630    I add that, contrary to the respondent's submission set out at [622] above, I do not regard Star City Pty Ltd (No 2) as standing for the proposition that the relevant approach is that a reasonable person could conclude that each of CAHPL, CFC and CVX had the relevant dominant purpose: compare Star City Pty Ltd (No 2) at [74] per Dowsett J. I prefer directly to apply the statutory language, which raises the issue whether it is reasonable to conclude that an entity that (alone or with others) entered into or carried out the scheme, or part of it, did so with the sole or dominant purpose of that entity or another entity getting a scheme benefit from the scheme. By reason of that statutory language, I do not accept that the question is solely subjective but I do accept that the purpose of the entity is its subjective purpose: see Star City Pty Ltd (No 2) at [31]-[32] per Goldberg and Jessup JJ and Ludekens at [243] which I have set out at [627] above.

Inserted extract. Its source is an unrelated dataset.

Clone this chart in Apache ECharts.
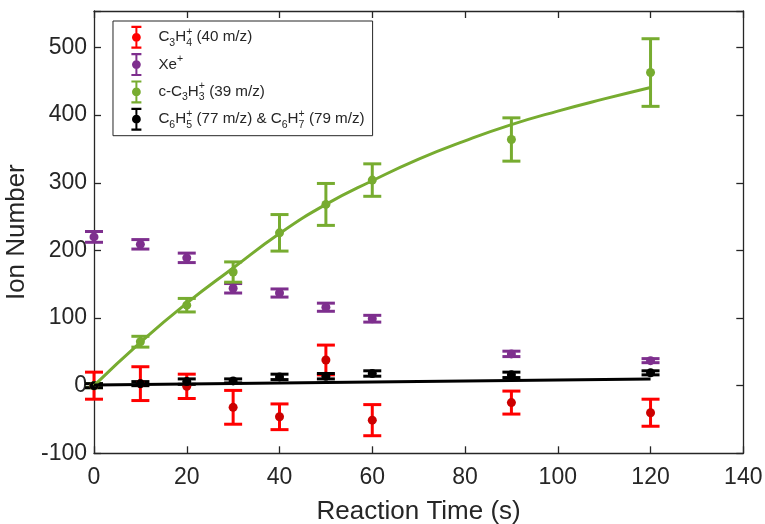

631    For these reasons, I find the penalty is 25% of the scheme shortfall amount, pursuant to s 284-160(a)(ii).

Rulings on evidence

632    There were a number of deferred rulings on objections to evidence on the ground of relevance. It will be apparent from these reasons which affidavits and reports I have found not to be relevant. I do not see it as necessary formally to rule on the balance of these objections as they turn on issues of statutory construction.

Orders

633    I shall direct that, within 21 days, the parties bring in agreed short minutes to give effect to my conclusions. Those short minutes are also to deal with costs. Failing agreement, within a further 7 days the parties are to file the competing orders for which they contend and any written submissions in support, the submissions on each side to be limited to three pages.

I certify that the preceding six hundred and thirty-three (633) numbered paragraphs are a true copy of the Reasons for Judgment herein of the Honourable Justice Robertson.